Organization, hollow
This is a short movie, occupying a space somewhere between the experiment and the documentary. It is born out of a long-term research project I’m conducting regarding alternative forms of academic publication and expression, a project that has resulted in the publishing house Dvalin (http://www.dvalin.org) and various other mutations, and thus clearly an idea looking for a home. My interest here has been to adopt new technologies and see how these can be deployed to play around with our notions of academic propriety, but also to mess around in the borderlands of both thinking and seeing.
Particularly this interest is due to a certain frustration I have regarding what I feel is a dangerous aversion towards technology among many organizational researchers. Most scholars still seem stymied by technologies beyond copiers and email, and the field feels poorer due to this. For all our access to computers and digital technology, we still feel most content when we keep to the hard-to-fuck-up word processing program. So I have started to playing around with digital video, finally, and have started to think about the possibilities of documentary film in the field of organization studies. With our stated love of the ethnography, it is odd to note that most academics still seem to find even photography threateningly ‘arty’ and ‘odd’ (cf. Sam Warren’s article on photography in ephemera, 2(3): 224-245). So perhaps this is a methodological comment.
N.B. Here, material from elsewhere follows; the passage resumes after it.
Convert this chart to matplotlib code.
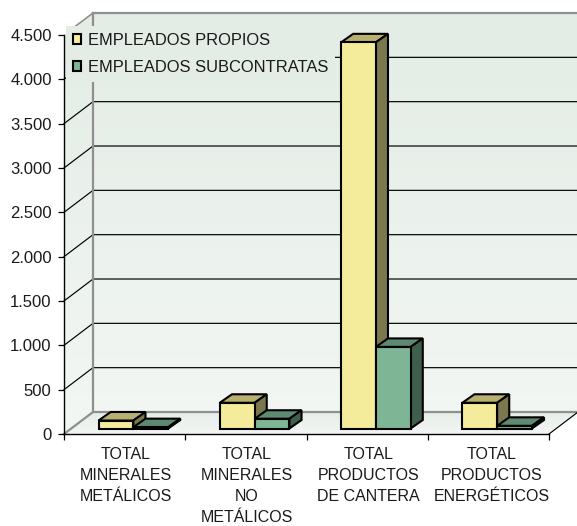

But this piece is also born out of a feeling I have, a sense that we pay far too much interest to the hustle-bustle of modern life, to the extreme activity of contemporary capitalism. I’ve long been interested in the less obvious stasis of modern life, the continuous mundaneity of it all. Whereas most social science seems occupied with documenting the extremes – or even creating it through sensationalism or ideology – the everyday, that which exists in the spaces we do not immediately recognize as interesting, has often not been studied at all. Studies of violent oppression and extraordinary strategies abound, but the mundane, which after all is the most common form of life (or non-life) is seen as uninteresting. Why is this? So I walked through an abandoned office, with my digital videocam, thinking about the traces and the absences of organizational behavior. I realized I was inspired by Marc Augé’s Non-places. Introduction to an Anthropology of Supermodernity (New York: Verso Books, 1995), in that I wanted to look to the ways in which we try to imbue places with meaning that may not be there. The lounge in Stockholm looks like the lounge in New York, which looks like the one in Sydney. But so do the offices of the academics, jetting from conference to conference.
Somewhere behind the mad activity of the contemporary world, behind our cramped attempts to write meaning into everything we see around us, there is a stillness, a hiss, a mundaneity that we fail to acknowledge and engage with. I do not know how this should be inquired into, if we can even reach it, but I do think we should attempt to. So I wanted to see if the image of an empty corridor would jolt something in me. I’m still pondering this. It should be noted that the film plays around with this, and that it is intentionally constructed in a way that at times may feel boring or uncomfortable. Just as an organization, the film at times jolts from the mind-numbingly slow to the hectic pace of the supermodern.
Note that this is not art, nor do I make any claims to be an artist. That would be foolish. This is a documentation, a case study, a question. It tries to provoke some form of reaction, but it is not a provocation. It may be urging organizational scholars to explore the medium of digital film and the documentary, and can thus be viewed as a methodological note, but I want to leave a space for the viewer to make her own sense of it. Length – 12 min, 46 sec. Encoded in MPEG4 and saved as a Quicktime-movie, use Quicktime to view.